## [TASK REQUIREMENTS]
Can you copy out the data exactly? Leave the images out.

## [GIVEN MATERIAL]
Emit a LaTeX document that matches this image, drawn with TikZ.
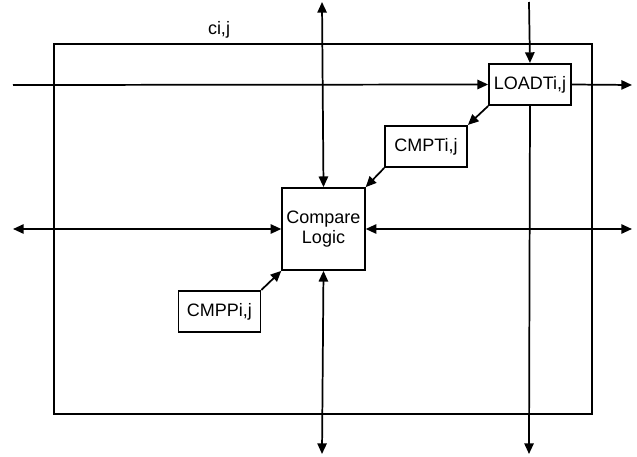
\documentclass[tikz,border=0pt]{standalone}
\usepackage{fontspec}
\setmainfont{Liberation Sans}
\usetikzlibrary{arrows.meta,positioning}

\begin{document}
\begin{tikzpicture}[
  x=0.75pt, y=-0.75pt,
  >={Triangle[length=8pt,width=7pt]},
  box/.style  = {draw, line width=1.3pt, inner sep=0pt, align=center,
                 font=\fontsize{13.5pt}{15pt}\selectfont},
  unit/.style = {box, minimum width=61.5pt, minimum height=31pt},
  logic/.style= {box, minimum width=62pt, minimum height=61.5pt},
  arr/.style  = {->, line width=1.3pt},
  barr/.style = {<->, line width=1.3pt},
]
\useasboundingbox (0,0) rectangle (637,457);
% cell frame
\draw[line width=1.3pt] (54,44) rectangle (592,414);
\node[font=\fontsize{13.5pt}{15pt}\selectfont] (lbl) at (219,30) {ci,j};

\node[unit]  (load) at (530,84.5)  {LOADTi,j};
\node[unit]  (cmpt) at (426,146.5) {CMPTi,j};
\node[logic] (cmp)  at (323.5,229) {Compare\\Logic};
\node[unit]  (cmpp) at (219.5,311.5) {CMPPi,j};

\coordinate (inL)   at (13,85);
\coordinate (outR)  at (632,85);
\coordinate (topR)  at (529,2);
\coordinate (botR)  at (529,454);
\coordinate (topC)  at (322,2);
\coordinate (botC)  at (322,454);
\coordinate (leftC) at (13,229);
\coordinate (rightC) at (632,229);

\draw[arr]  (inL) -- (load.west);
\draw[arr]  (load.east) -- (outR);
\draw[arr]  (topR) -- (load.north);
\draw[arr]  (load.south) -- (botR);
\draw[arr]  (load.south west) -- (cmpt.north east);
\draw[arr]  (cmpt.south west) -- (cmp.north east);
\draw[arr]  (cmpp.north east) -- (cmp.south west);
\draw[barr] (topC) -- (cmp.north);
\draw[barr] (cmp.south) -- (botC);
\draw[barr] (leftC) -- (cmp.west);
\draw[barr] (rightC) -- (cmp.east);
\end{tikzpicture}
\end{document}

## [TASK SOLUTION]
Emit a LaTeX document that matches this image, drawn with TikZ.
\documentclass[tikz,border=0pt]{standalone}
\usepackage{fontspec}
\setmainfont{Liberation Sans}
\usetikzlibrary{arrows.meta,positioning}

\begin{document}
\begin{tikzpicture}[
  x=0.75pt, y=-0.75pt,
  >={Triangle[length=8pt,width=7pt]},
  box/.style  = {draw, line width=1.3pt, inner sep=0pt, align=center,
                 font=\fontsize{13.5pt}{15pt}\selectfont},
  unit/.style = {box, minimum width=61.5pt, minimum height=31pt},
  logic/.style= {box, minimum width=62pt, minimum height=61.5pt},
  arr/.style  = {->, line width=1.3pt},
  barr/.style = {<->, line width=1.3pt},
]
\useasboundingbox (0,0) rectangle (637,457);
% cell frame
\draw[line width=1.3pt] (54,44) rectangle (592,414);
\node[font=\fontsize{13.5pt}{15pt}\selectfont] (lbl) at (219,30) {ci,j};

\node[unit]  (load) at (530,84.5)  {LOADTi,j};
\node[unit]  (cmpt) at (426,146.5) {CMPTi,j};
\node[logic] (cmp)  at (323.5,229) {Compare\\Logic};
\node[unit]  (cmpp) at (219.5,311.5) {CMPPi,j};

\coordinate (inL)   at (13,85);
\coordinate (outR)  at (632,85);
\coordinate (topR)  at (529,2);
\coordinate (botR)  at (529,454);
\coordinate (topC)  at (322,2);
\coordinate (botC)  at (322,454);
\coordinate (leftC) at (13,229);
\coordinate (rightC) at (632,229);

\draw[arr]  (inL) -- (load.west);
\draw[arr]  (load.east) -- (outR);
\draw[arr]  (topR) -- (load.north);
\draw[arr]  (load.south) -- (botR);
\draw[arr]  (load.south west) -- (cmpt.north east);
\draw[arr]  (cmpt.south west) -- (cmp.north east);
\draw[arr]  (cmpp.north east) -- (cmp.south west);
\draw[barr] (topC) -- (cmp.north);
\draw[barr] (cmp.south) -- (botC);
\draw[barr] (leftC) -- (cmp.west);
\draw[barr] (rightC) -- (cmp.east);
\end{tikzpicture}
\end{document}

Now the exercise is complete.